- [DATASET CONTENT]
******************************

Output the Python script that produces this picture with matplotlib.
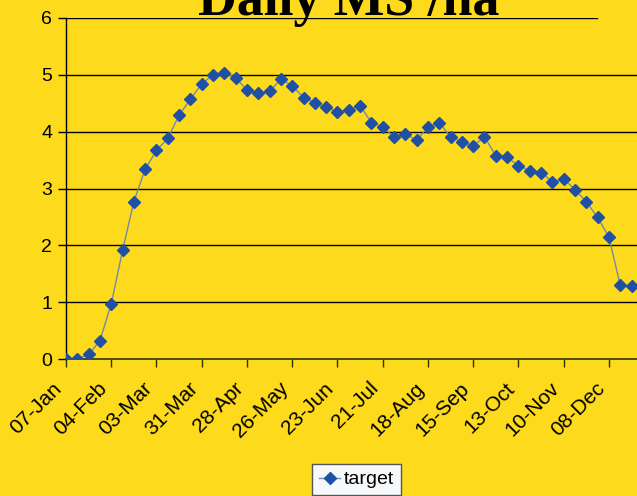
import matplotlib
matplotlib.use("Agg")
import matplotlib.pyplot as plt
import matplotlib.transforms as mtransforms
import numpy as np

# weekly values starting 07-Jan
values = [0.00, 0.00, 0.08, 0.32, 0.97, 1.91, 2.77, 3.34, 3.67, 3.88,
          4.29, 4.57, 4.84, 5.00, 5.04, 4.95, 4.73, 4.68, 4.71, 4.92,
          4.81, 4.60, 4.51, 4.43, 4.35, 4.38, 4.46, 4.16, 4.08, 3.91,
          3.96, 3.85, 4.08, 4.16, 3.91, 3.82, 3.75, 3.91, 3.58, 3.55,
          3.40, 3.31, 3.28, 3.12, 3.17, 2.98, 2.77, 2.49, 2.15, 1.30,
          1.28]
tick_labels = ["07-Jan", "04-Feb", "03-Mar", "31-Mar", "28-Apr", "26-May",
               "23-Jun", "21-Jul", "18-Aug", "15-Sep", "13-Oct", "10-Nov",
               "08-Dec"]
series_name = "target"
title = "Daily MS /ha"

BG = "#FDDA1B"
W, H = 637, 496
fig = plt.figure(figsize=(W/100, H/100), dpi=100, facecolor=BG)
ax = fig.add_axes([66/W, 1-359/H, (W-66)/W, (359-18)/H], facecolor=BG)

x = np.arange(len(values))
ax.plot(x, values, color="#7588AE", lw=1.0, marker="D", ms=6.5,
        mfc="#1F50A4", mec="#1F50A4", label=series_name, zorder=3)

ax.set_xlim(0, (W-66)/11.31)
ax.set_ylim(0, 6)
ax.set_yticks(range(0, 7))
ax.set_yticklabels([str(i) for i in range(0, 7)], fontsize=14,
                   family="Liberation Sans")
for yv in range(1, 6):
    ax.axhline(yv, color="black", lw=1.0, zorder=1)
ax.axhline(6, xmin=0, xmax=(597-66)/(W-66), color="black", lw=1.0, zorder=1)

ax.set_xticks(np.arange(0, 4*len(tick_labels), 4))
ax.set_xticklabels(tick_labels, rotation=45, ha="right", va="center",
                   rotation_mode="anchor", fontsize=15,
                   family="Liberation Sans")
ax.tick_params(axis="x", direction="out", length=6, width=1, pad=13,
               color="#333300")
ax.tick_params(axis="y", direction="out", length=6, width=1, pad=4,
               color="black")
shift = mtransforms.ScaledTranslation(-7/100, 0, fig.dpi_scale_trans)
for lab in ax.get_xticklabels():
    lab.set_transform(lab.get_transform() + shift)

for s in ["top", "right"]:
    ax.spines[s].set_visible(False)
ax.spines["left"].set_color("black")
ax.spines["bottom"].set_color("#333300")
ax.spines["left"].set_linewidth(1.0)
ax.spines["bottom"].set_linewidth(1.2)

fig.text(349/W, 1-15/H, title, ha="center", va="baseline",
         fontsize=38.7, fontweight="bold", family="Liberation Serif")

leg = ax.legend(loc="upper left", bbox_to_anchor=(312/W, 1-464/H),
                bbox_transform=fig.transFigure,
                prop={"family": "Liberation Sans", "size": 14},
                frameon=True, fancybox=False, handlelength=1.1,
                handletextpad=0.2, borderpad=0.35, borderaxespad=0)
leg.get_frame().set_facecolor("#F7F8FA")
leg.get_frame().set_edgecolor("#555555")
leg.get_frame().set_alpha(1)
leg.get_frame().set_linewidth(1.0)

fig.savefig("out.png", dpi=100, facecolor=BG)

******************************

- [EXERCISE] Repeat the data exactly, excluding the pictures.

- [REPLY]
Output the Python script that produces this picture with matplotlib.
import matplotlib
matplotlib.use("Agg")
import matplotlib.pyplot as plt
import matplotlib.transforms as mtransforms
import numpy as np

# weekly values starting 07-Jan
values = [0.00, 0.00, 0.08, 0.32, 0.97, 1.91, 2.77, 3.34, 3.67, 3.88,
          4.29, 4.57, 4.84, 5.00, 5.04, 4.95, 4.73, 4.68, 4.71, 4.92,
          4.81, 4.60, 4.51, 4.43, 4.35, 4.38, 4.46, 4.16, 4.08, 3.91,
          3.96, 3.85, 4.08, 4.16, 3.91, 3.82, 3.75, 3.91, 3.58, 3.55,
          3.40, 3.31, 3.28, 3.12, 3.17, 2.98, 2.77, 2.49, 2.15, 1.30,
          1.28]
tick_labels = ["07-Jan", "04-Feb", "03-Mar", "31-Mar", "28-Apr", "26-May",
               "23-Jun", "21-Jul", "18-Aug", "15-Sep", "13-Oct", "10-Nov",
               "08-Dec"]
series_name = "target"
title = "Daily MS /ha"

BG = "#FDDA1B"
W, H = 637, 496
fig = plt.figure(figsize=(W/100, H/100), dpi=100, facecolor=BG)
ax = fig.add_axes([66/W, 1-359/H, (W-66)/W, (359-18)/H], facecolor=BG)

x = np.arange(len(values))
ax.plot(x, values, color="#7588AE", lw=1.0, marker="D", ms=6.5,
        mfc="#1F50A4", mec="#1F50A4", label=series_name, zorder=3)

ax.set_xlim(0, (W-66)/11.31)
ax.set_ylim(0, 6)
ax.set_yticks(range(0, 7))
ax.set_yticklabels([str(i) for i in range(0, 7)], fontsize=14,
                   family="Liberation Sans")
for yv in range(1, 6):
    ax.axhline(yv, color="black", lw=1.0, zorder=1)
ax.axhline(6, xmin=0, xmax=(597-66)/(W-66), color="black", lw=1.0, zorder=1)

ax.set_xticks(np.arange(0, 4*len(tick_labels), 4))
ax.set_xticklabels(tick_labels, rotation=45, ha="right", va="center",
                   rotation_mode="anchor", fontsize=15,
                   family="Liberation Sans")
ax.tick_params(axis="x", direction="out", length=6, width=1, pad=13,
               color="#333300")
ax.tick_params(axis="y", direction="out", length=6, width=1, pad=4,
               color="black")
shift = mtransforms.ScaledTranslation(-7/100, 0, fig.dpi_scale_trans)
for lab in ax.get_xticklabels():
    lab.set_transform(lab.get_transform() + shift)

for s in ["top", "right"]:
    ax.spines[s].set_visible(False)
ax.spines["left"].set_color("black")
ax.spines["bottom"].set_color("#333300")
ax.spines["left"].set_linewidth(1.0)
ax.spines["bottom"].set_linewidth(1.2)

fig.text(349/W, 1-15/H, title, ha="center", va="baseline",
         fontsize=38.7, fontweight="bold", family="Liberation Serif")

leg = ax.legend(loc="upper left", bbox_to_anchor=(312/W, 1-464/H),
                bbox_transform=fig.transFigure,
                prop={"family": "Liberation Sans", "size": 14},
                frameon=True, fancybox=False, handlelength=1.1,
                handletextpad=0.2, borderpad=0.35, borderaxespad=0)
leg.get_frame().set_facecolor("#F7F8FA")
leg.get_frame().set_edgecolor("#555555")
leg.get_frame().set_alpha(1)
leg.get_frame().set_linewidth(1.0)

fig.savefig("out.png", dpi=100, facecolor=BG)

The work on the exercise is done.